The increase in single-parent families is reflected in another demographic trend in the U.S.—the majority of new mothers return to the labor force within 12 months of giving birth. Single motherhood, along with the reliance of married households on two paychecks and increased professional opportunities for women, resulted in a significant decrease in the number of stay-at-home moms. In 1976, when the Census Bureau first began t track the trend, the labor force participation rate for women with infants was 31 percent. After reaching an all-time high of 59 percent in 1998, the rate dropped slightly to 55 percent in 2000. Significant declines in labor force participation rates occurred in this period among women who were most likely to be in a position to take time off from earning an income: older mothers between the ages of 30 and 44, married women living with their husbands, and women with at least one year of college.
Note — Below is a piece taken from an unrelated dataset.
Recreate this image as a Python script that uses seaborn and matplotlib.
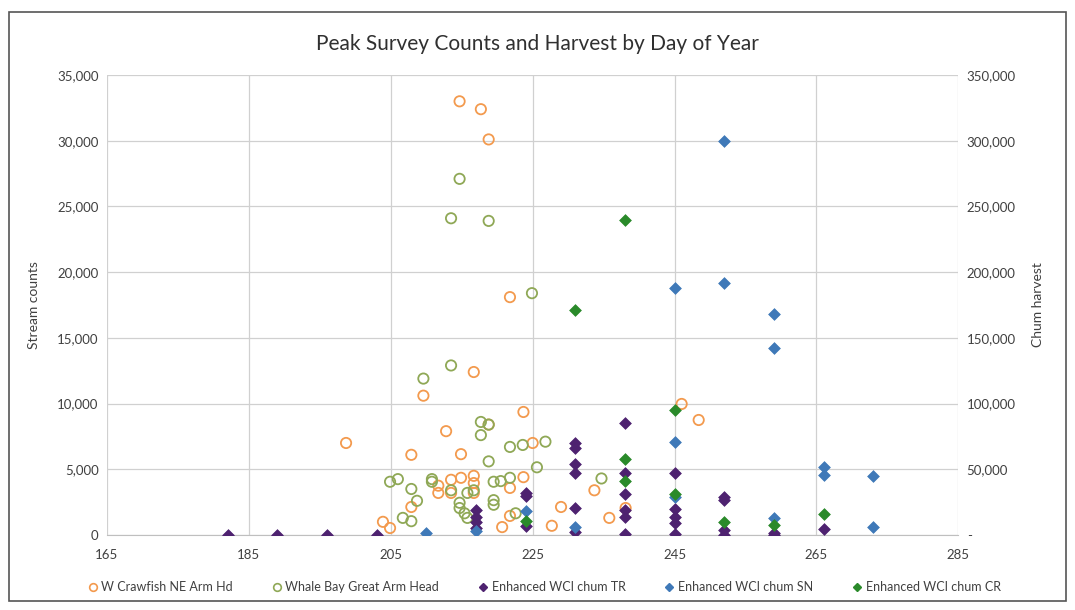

By contrast, there was no significant decline among younger mothers (under age 30), African American mothers, Hispanic mothers, and mothers who had a high school education or less. Whether these diverging trends are short-lived or will continue depends to a considerable extent on future changes in the economy and changes in the lifestyles of new mothers in balancing their time between work and child-rearing activities.

With more single women becoming parents, more women delaying childbirth, and more women working outside the home, today’s parents put a high premium on convenience and time savings. Today’s parents value practicality, style, and safety when choosing baby and child care products, and are willing to spend more to get what they want.